Stay with me 👀, because this is going to like you.

I came up with an idea that feels so simple and obvious that I can’t help but wonder why I hadn’t thought of it earlier. Maybe difficult to implement 😭 but the idea it is good and simple.

I’m curious if anyone has explored something similar, or if there are known related results 🤔

Would love to hear your thoughts!

I’ve been working on the Four Color Theorem 🎨, specifically on reducing planar 3-regular graphs down to a minimal configuration and then back reconstructing them step by step using, when necessary, different color Kempe chain switches techniques.

The challenge is that while my reduction strategy works in most cases ✅, there are configurations where the reconstruction gets stuck ❌ and Kempe switches don’t resolve the conflict.

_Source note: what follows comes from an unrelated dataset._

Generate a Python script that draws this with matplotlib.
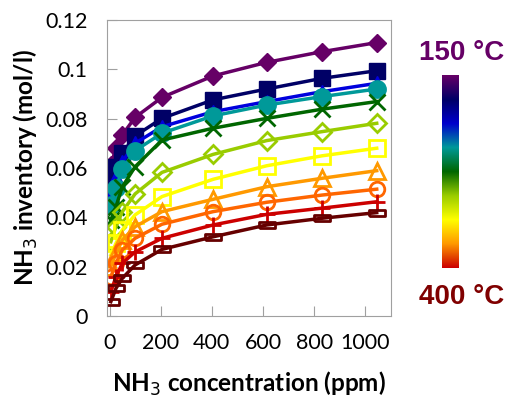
import numpy as np
import matplotlib
matplotlib.use("Agg")
import matplotlib.pyplot as plt
from matplotlib.colors import LinearSegmentedColormap

plt.rcParams["font.family"] = ["Lato", "DejaVu Sans"]

# NH3 concentration (ppm)
conc = [5, 25, 50, 100, 205, 405, 615, 830, 1045]

# NH3 inventory (mol/l), 150 degC (top) to 400 degC (bottom)
s150 = [0.0612, 0.0680, 0.0734, 0.0805, 0.0886, 0.0973, 0.1028, 0.1071, 0.1108]
s175 = [0.0551, 0.0605, 0.0660, 0.0730, 0.0801, 0.0876, 0.0920, 0.0963, 0.0994]
s200 = [0.0504, 0.0565, 0.0625, 0.0700, 0.0767, 0.0828, 0.0869, 0.0909, 0.0943]
s225 = [0.0450, 0.0518, 0.0595, 0.0670, 0.0741, 0.0811, 0.0855, 0.0889, 0.0920]
s250 = [0.0389, 0.0443, 0.0524, 0.0605, 0.0713, 0.0761, 0.0801, 0.0838, 0.0869]
s275 = [0.0301, 0.0362, 0.0423, 0.0495, 0.0582, 0.0655, 0.0711, 0.0747, 0.0781]
s300 = [0.0247, 0.0295, 0.0349, 0.0410, 0.0484, 0.0554, 0.0609, 0.0649, 0.0680]
s325 = [0.0200, 0.0254, 0.0308, 0.0362, 0.0423, 0.0473, 0.0524, 0.0558, 0.0589]
s350 = [0.0159, 0.0214, 0.0268, 0.0315, 0.0372, 0.0423, 0.0461, 0.0490, 0.0514]
s375 = [0.0098, 0.0159, 0.0214, 0.0260, 0.0315, 0.0369, 0.0412, 0.0437, 0.0463]
s400 = [0.0058, 0.0112, 0.0153, 0.0207, 0.0270, 0.0321, 0.0369, 0.0396, 0.0419]

series = [s150, s175, s200, s225, s250, s275, s300, s325, s350, s375, s400]
colors = ["#660066", "#000066", "#0000dd", "#009999", "#006600", "#99cc00",
          "#ffff00", "#ff9900", "#ff6600", "#cc0000", "#660000"]
dash = [(-1, -0.35), (1, -0.35), (1, 0.35), (-1, 0.35), (-1, -0.35)]
markers = ["D", "s", "^", "o", "x", "D", "s", "^", "o", "+", dash]
filled = [True, True, True, True, True, False, False, False, False, True, False]
msizes = [9.5, 11.5, 10, 12.5, 12, 9.5, 11.5, 11, 10.5, 12, 11]

fig = plt.figure(figsize=(5.15, 3.98), dpi=100)
ax = fig.add_axes([0.2078, 0.206, 0.551, 0.744])

for y, c, m, f, ms in zip(series, colors, markers, filled, msizes):
    ax.plot(conc, y, color=c, lw=2.5, marker=m, markersize=ms,
            markerfacecolor=c if f else "none", markeredgecolor=c,
            markeredgewidth=2 if not f or m in ("x", "+") else 1)

ax.set_xlim(-10, 1100)
ax.set_ylim(0, 0.12)
ax.set_xticks([0, 200, 400, 600, 800, 1000])
ax.set_yticks([0, 0.02, 0.04, 0.06, 0.08, 0.1, 0.12])
ax.set_yticklabels(["0", "0.02", "0.04", "0.06", "0.08", "0.1", "0.12"])
ax.tick_params(direction="in", length=7, color="#a0a0a0", labelsize=15.5, pad=14)
ax.tick_params(axis="x", pad=12)
for sp in ax.spines.values():
    sp.set_color("#a0a0a0")

ax.set_xlabel("NH$_3$ concentration (ppm)", fontsize=17.5, fontweight="bold", labelpad=12)
ax.set_ylabel("NH$_3$ inventory (mol/l)", fontsize=17.5, fontweight="bold", labelpad=4)

# colour bar for temperature
cmap = LinearSegmentedColormap.from_list(
    "temp", ["#660066", "#000066", "#0000cc", "#009999", "#006600",
             "#99cc00", "#ffff00", "#ff9900", "#cc0000"])
cax = fig.add_axes([442 / 515, (398 - 268) / 398, 17 / 515, 193 / 398])
cax.imshow(np.linspace(0, 1, 256).reshape(-1, 1), aspect="auto", cmap=cmap)
cax.axis("off")

fig.text(462 / 515, 1 - 53 / 398, "150 °C", color="#660066", fontsize=20,
         fontweight="bold", family="Liberation Sans", ha="center", va="center")
fig.text(462 / 515, 1 - 297 / 398, "400 °C", color="#800000", fontsize=20,
         fontweight="bold", family="Liberation Sans", ha="center", va="center")

fig.savefig("out.png", dpi=100)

Only by shuffling the order of face selection 🔀 I’ve always been able to eventually color the map.

Here’s the idea 🚀: instead of trying to design the perfect reduction strategy upfront, why not start from the opposite direction?

Since I can already color arbitrarily complex graphs (even if it requires trial, backtracking, and random Kempe switches 🎲), I can treat successful colorings as “ground truth”.

From there, I can analyze the sequence of reductions on an already colored graph and observe which choices preserve a valid path back to a full coloring 🔍

In other words, rather than guessing the best reduction strategy, I can learn it from examples of graphs that have already been four-colored.